Why Does My Dog Bring Me Toys But Not Let Go?
Your dog gallops over with their favorite toy, tail going at full speed, clearly delighted to present it — then holds on with the grip of someone who has never heard of the concept of giving. It looks like mixed signals. It isn’t. Two completely separate drives are running simultaneously, and once you understand both, the behavior makes perfect sense.
Bringing the toy is a gift-giving or play-solicitation behavior. Not letting go is the possession instinct — prey, in evolutionary terms, should not be surrendered easily. Your dog is doing both things authentically and simultaneously. They want to play with you, and they want to keep the toy. Both things are true.

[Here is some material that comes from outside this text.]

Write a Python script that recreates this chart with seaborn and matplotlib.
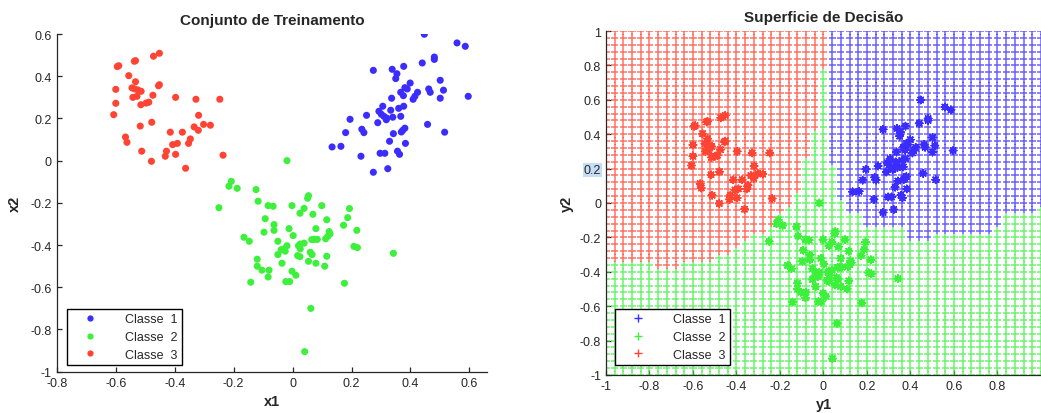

Drive 1: The gift or play-solicitation instinct
When a dog brings you something — a toy, a sock, occasionally a dead thing from the garden — they are performing one of two behaviors:
Play solicitation
Bringing a toy to you is the dog version of tapping you on the shoulder and saying “want to play?” It’s an invitation. The item is the prop for the game they want to play — tug, chase, keep-away. The bringing is the invitation, not the delivery.
Gift giving
Some dogs, particularly those with retrieving breeds in their background, present items as a greeting ritual. The behavior is reinforced by the human’s delighted reaction — smiling, talking, making eye contact. The dog has learned that arriving with an item in their mouth produces a warm reception. Labrador Retrievers are famous for this: they’ll greet visitors at the door with a shoe, a remote control, whatever is to hand, because the presentation itself creates the positive social moment.
Drive 2: The possession instinct
Here is where it gets interesting. The same toy that the dog is bringing to invite play is also, in their brain, a valued possession — functionally equivalent to prey. And prey, once caught, should not simply be handed over. The act of giving it up requires overriding a fairly deep instinct.
This is not resource guarding, which is a more serious and specific behavior associated with stress and possessiveness. The dog who brings a toy and then keeps hold of it is not anxious — they’re playing. Their body language is the tell: loose, wagging, potentially in a play bow, making eye contact. A resource-guarding dog’s body is stiff, their eyes are hard, and they are not inviting interaction.
What the dog actually wants
In most cases, the dog who brings a toy and won’t relinquish it wants you to grab the other end. They want a game of tug, or they want you to chase them for it. The “bringing” is the invitation; the “not letting go” is the first move of the game.
If you try to take the toy and they back away while maintaining eye contact and a wagging tail, this is the classic “keep-away” play initiation. The game is: chase me, and together we’ll have this toy as the focus of our interaction.
Is this behavior a problem?
Usually not. The only circumstance where the toy-bringing-and-keeping behavior becomes problematic is when the dog’s reluctance to release escalates to genuine resource guarding — growling, stiffening, showing teeth when you reach for the item.
True resource guarding requires work with a professional — it is not the same as enthusiastic play behavior. If your dog’s body language when you reach for a toy looks tense rather than playful — if they use the hard stare when you approach their toys — that’s a separate issue worth addressing.
Teaching “drop it” — the right way
Teaching a reliable “drop it” is useful for practical reasons (you will inevitably need to take things from your dog) and for safety. The most effective approach uses exchange rather than removal:
- Have a second, equally valuable toy ready
- Offer the second toy toward the dog — many dogs will automatically drop the first to take the second
- As they drop the first toy, mark the behavior and immediately give the second toy
- Practice this many times before adding the verbal cue “drop it”
- Over time, the exchange becomes the treat: drop this and you get that
Avoid grabbing or pulling toys from the dog’s mouth without a trained drop cue — this teaches the dog to hold on tighter, and with some dogs, escalates the possession behavior.